Saudi Aramco and Malaysia's Petronas have approached banks to replace a short-term $8 billion loan raised earlier this year for a joint venture with long-term financing of approximately the same size, banking sources familiar with the matter said. The two state energy companies borrowed $8 billion from a large consortium of international banks in March for a refinery and petrochemical joint venture in the southern Malaysian state of Johor.
The project, Refinery and Petrochemical Integrated Development (RAPID), is a $27 billion complex located between the Malacca Strait and the South China Sea, conduits for Middle East oil and gas bound for China, Japan and South Korea. The two firms issued a request for proposals to banks last month and are now in preliminary discussions for a self-arranged loan with a maturity of more than 10 years which would replace the existing bridge borrowing, said the sources.

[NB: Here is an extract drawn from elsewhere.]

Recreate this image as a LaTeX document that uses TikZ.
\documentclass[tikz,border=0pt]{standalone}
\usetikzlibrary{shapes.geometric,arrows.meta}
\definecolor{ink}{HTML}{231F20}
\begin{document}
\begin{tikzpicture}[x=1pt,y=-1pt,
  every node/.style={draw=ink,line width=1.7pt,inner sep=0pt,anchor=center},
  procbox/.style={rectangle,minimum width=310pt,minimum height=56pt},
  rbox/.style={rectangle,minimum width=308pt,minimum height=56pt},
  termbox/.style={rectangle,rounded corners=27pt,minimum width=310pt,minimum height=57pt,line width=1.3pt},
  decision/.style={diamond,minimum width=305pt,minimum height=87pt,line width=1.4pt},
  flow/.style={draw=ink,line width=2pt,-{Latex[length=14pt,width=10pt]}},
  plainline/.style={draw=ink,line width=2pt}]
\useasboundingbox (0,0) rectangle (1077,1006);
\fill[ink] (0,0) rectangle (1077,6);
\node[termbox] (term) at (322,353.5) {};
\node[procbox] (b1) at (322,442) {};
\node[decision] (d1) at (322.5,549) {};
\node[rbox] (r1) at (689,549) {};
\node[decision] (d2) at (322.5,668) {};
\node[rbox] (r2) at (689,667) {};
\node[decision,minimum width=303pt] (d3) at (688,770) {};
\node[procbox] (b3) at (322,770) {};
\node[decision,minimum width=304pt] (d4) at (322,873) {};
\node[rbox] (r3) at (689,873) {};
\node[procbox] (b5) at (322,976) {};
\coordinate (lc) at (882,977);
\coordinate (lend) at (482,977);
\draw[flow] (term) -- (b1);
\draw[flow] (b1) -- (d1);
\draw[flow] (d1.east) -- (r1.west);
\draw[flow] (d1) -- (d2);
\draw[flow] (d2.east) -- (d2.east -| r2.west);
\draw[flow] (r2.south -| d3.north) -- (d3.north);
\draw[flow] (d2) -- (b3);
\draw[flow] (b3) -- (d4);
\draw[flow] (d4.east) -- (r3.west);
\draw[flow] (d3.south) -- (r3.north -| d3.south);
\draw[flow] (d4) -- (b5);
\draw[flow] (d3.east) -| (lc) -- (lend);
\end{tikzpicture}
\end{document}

Aramco declined to comment. Petronas did not immediately respond to a request for comment. A group of 19 banks participated in the bridge loan, including Asian lenders and BNP Paribas, HSBC, JPMorgan, Standard Chartered, Citibank, First Abu Dhabi Bank and ING Bank.
That loan, which had a 364-day tenor and an extension option of six months, offered a margin interest rate of around 40 basis points over the London interbank offered rate (Libor), Thomson Reuters' LPC reported in March. Aramco and Petronas finalised the deal to invest in the project in March saying at the time that Aramco would supply 50 percent of the refinery's crude oil with an option of increasing it to 70 percent.

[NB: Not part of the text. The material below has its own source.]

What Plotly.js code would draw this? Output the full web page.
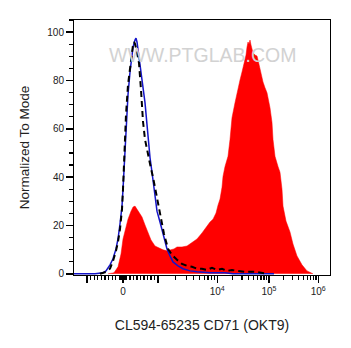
<!DOCTYPE html>
<html>
<head>
<meta charset="utf-8">
<script src="https://cdn.plot.ly/plotly-3.0.1.min.js"></script>
<style>
  html, body { margin: 0; padding: 0; background: #fff; }
  #chart { width: 351px; height: 348px; }
</style>
</head>
<body>
<div id="chart"></div>
<script>
// ---- Data (x in display channel units 0–1024, y = % of mode) ----
const stainedX = [136,160,176,188,196,208,216,228,236,244,252,264,272,284,296,308,324,344,356,372,388,400,412,432,452,472,492,512,532,544,556,568,576,584,592,596,604,616,624,632,644,652,664,672,680,688,692,696,700,704,708,712,716,724,732,736,744,756,764,772,784,792,796,804,816,824,832,836,848,864,876,892,912,932,956];
const stainedY = [0,0.4,2.9,8.2,14.4,20.2,22.6,25.9,27.6,28.0,26.7,24.7,23.5,20.2,17.3,14.0,11.5,10.3,9.9,9.5,9.9,10.3,11.1,11.1,11.5,12.8,14.4,16.9,19.8,21.4,22.6,25.1,28.4,30.9,35.8,40.3,44.4,48.6,55.6,64.6,70.8,74.9,80.2,83.5,87.2,90.5,93.8,95.9,95.1,96.7,94.7,93.4,91.4,90.5,90.1,88.5,84.4,79.4,77.0,74.9,68.7,62.6,55.6,48.6,44.4,42.0,35.0,28.0,21.8,17.3,12.3,7.4,3.7,1.2,0];

const isotypeX = [0,84,116,128,144,156,168,176,184,192,196,200,204,212,216,224,232,236,244,248,252,256,264,272,280,284,292,296,304,312,320,324,332,344,356,372,384,396,416,436,464,492,544,604,636,800];
const isotypeY = [0,0,0.4,1.2,3.7,6.2,10.3,14.4,20.6,28.0,35.0,43.2,53.5,67.9,74.1,83.5,90.5,93.8,96.7,97.5,95.9,92.6,87.7,81.5,75.3,70.8,61.7,56.8,48.1,42.0,35.8,32.1,25.9,21.4,16.5,10.3,7.4,4.9,3.3,2.1,1.2,0.8,0.4,0.4,0,0];

const blankX = [104,128,144,156,168,176,184,192,196,200,204,208,216,224,232,236,240,244,252,260,268,276,284,292,300,308,316,328,344,360,376,392,412,432,452,472,492,512,532,552,572,592,612,632,652,684,724,752,776];
const blankY = [0,0.8,2.1,5.3,9.5,13.2,18.5,26.7,35.0,45.3,55.6,65.8,78.2,85.6,91.8,94.7,95.9,95.1,91.8,87.2,76.1,63.0,55.6,51.0,47.5,43.5,40.0,33.5,24.5,16.5,10.3,7.8,5.8,4.1,3.3,2.9,2.1,2.1,1.6,2.5,1.6,2.1,1.2,1.6,1.2,0.8,0.8,0.4,0];

// ---- Axis (biexponential display scale) anchors ----
const scaleValues  = [-1000, 0, 1000, 1e4, 1e5, 1e6];
const scaleChannel = [52, 196, 336, 573, 780, 977];
const majorTickValues = [-1000, 0, 1000, 1e4, 1e5, 1e6];
const majorTickText = ['', '0', '', '10<sup>4</sup>', '10<sup>5</sup>', '10<sup>6</sup>'];

function toChannel(v) {
  if (v <= 1000) {
    if (v <= 0) return scaleChannel[1] + (v / 1000) * (scaleChannel[1] - scaleChannel[0]);
    return scaleChannel[1] + (v / 1000) * (scaleChannel[2] - scaleChannel[1]);
  }
  for (let i = 2; i < scaleValues.length - 1; i++) {
    if (v <= scaleValues[i + 1]) {
      const f = Math.log10(v / scaleValues[i]);
      return scaleChannel[i] + f * (scaleChannel[i + 1] - scaleChannel[i]);
    }
  }
  return scaleChannel[scaleChannel.length - 1];
}

const minorTickValues = [];
for (let k = 1; k <= 9; k++) { minorTickValues.push(-k * 100, k * 100, -k * 10, k * 10); }
[1e3, 1e4, 1e5].forEach(d => { for (let k = 2; k <= 9; k++) minorTickValues.push(k * d); });

const font = 'Liberation Sans, Arial, sans-serif';

const traces = [
  { x: stainedX, y: stainedY, type: 'scatter', mode: 'lines', fill: 'tozeroy',
    fillcolor: '#ff0000', line: { color: '#ff0000', width: 0.5 }, hoverinfo: 'skip' },
  { x: isotypeX, y: isotypeY, type: 'scatter', mode: 'lines',
    line: { color: '#1414c8', width: 1.5 }, hoverinfo: 'skip' },
  { x: blankX, y: blankY, type: 'scatter', mode: 'lines',
    line: { color: '#000000', width: 2, dash: '6px,4px' }, hoverinfo: 'skip' }
];

const layout = {
  width: 351, height: 348,
  margin: { l: 74, r: 21, t: 20, b: 73 },
  paper_bgcolor: '#ffffff', plot_bgcolor: '#ffffff',
  showlegend: false,
  font: { family: font, color: '#222' },
  xaxis: {
    range: [0, 1024], showgrid: false, zeroline: false,
    showline: true, linecolor: '#000', linewidth: 1, mirror: true,
    ticks: 'outside', ticklen: 7, tickwidth: 1.5, tickcolor: '#000',
    tickmode: 'array', tickvals: majorTickValues.map(toChannel), ticktext: majorTickText,
    tickfont: { family: font, size: 10, color: '#222' },
    minor: { tickmode: 'array', tickvals: minorTickValues.map(toChannel), ticks: 'outside', ticklen: 4, tickwidth: 1.2, tickcolor: '#000', showgrid: false },
    title: { text: 'CL594-65235 CD71 (OKT9)', font: { family: font, size: 14, color: '#222' }, standoff: 24 }
  },
  yaxis: {
    range: [-0.5, 105], showgrid: false, zeroline: false,
    showline: true, linecolor: '#000', linewidth: 1, mirror: true,
    ticks: 'outside', ticklen: 7, tickwidth: 1.5, tickcolor: '#000',
    tickmode: 'array', tickvals: [0, 20, 40, 60, 80, 100],
    tickfont: { family: font, size: 10, color: '#222' },
    minor: { dtick: 5, ticks: 'outside', ticklen: 4, tickwidth: 1.2, tickcolor: '#000', showgrid: false },
    title: { text: 'Normalized To Mode', font: { family: font, size: 13.5, color: '#222' }, standoff: 14 }
  },
  annotations: [{
    text: 'WWW.PTGLAB.COM', xref: 'paper', yref: 'paper', x: 0.5, y: 0.914,
    showarrow: false, font: { family: font, size: 19.5, color: '#d2d2d2' }
  }]
};

Plotly.newPlot('chart', traces, layout, { staticPlot: true, displayModeBar: false });
</script>
</body>
</html>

Refinery operations are set to begin in 2019, with petrochemical operations to follow 6-12 months afterwards. Aramco plans to boost investments in refining and petrochemicals to secure new markets and sees growth in chemicals as central to its downstream strategy to cut the risk of an oil demand slowdown.
Aramco is also expected to tap banks for a huge financing that would back the potential acquisition of a controlling stake in petrochemical maker SABIC, banking sources said separately. Aramco could possibly take the entire 70 percent holding owned by Saudi Arabia's sovereign wealth fund in SABIC, sources told Reuters last month.

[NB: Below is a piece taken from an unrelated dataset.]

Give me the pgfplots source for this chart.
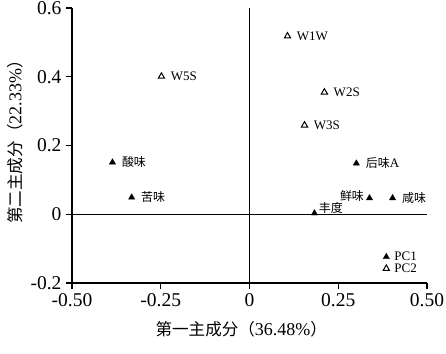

Bankers are weighing a number of options for the potential deal, which could go up to $70 billion, but there has been so far no formal request from Aramco, several sources familiar with the matter said. Aramco, which pumps around 10 million barrels per day (bpd) of crude oil, plans to raise its refining capacity to between 8 million and 10 million bpd, from around 5 million bpd now, and double its petrochemicals production by 2030.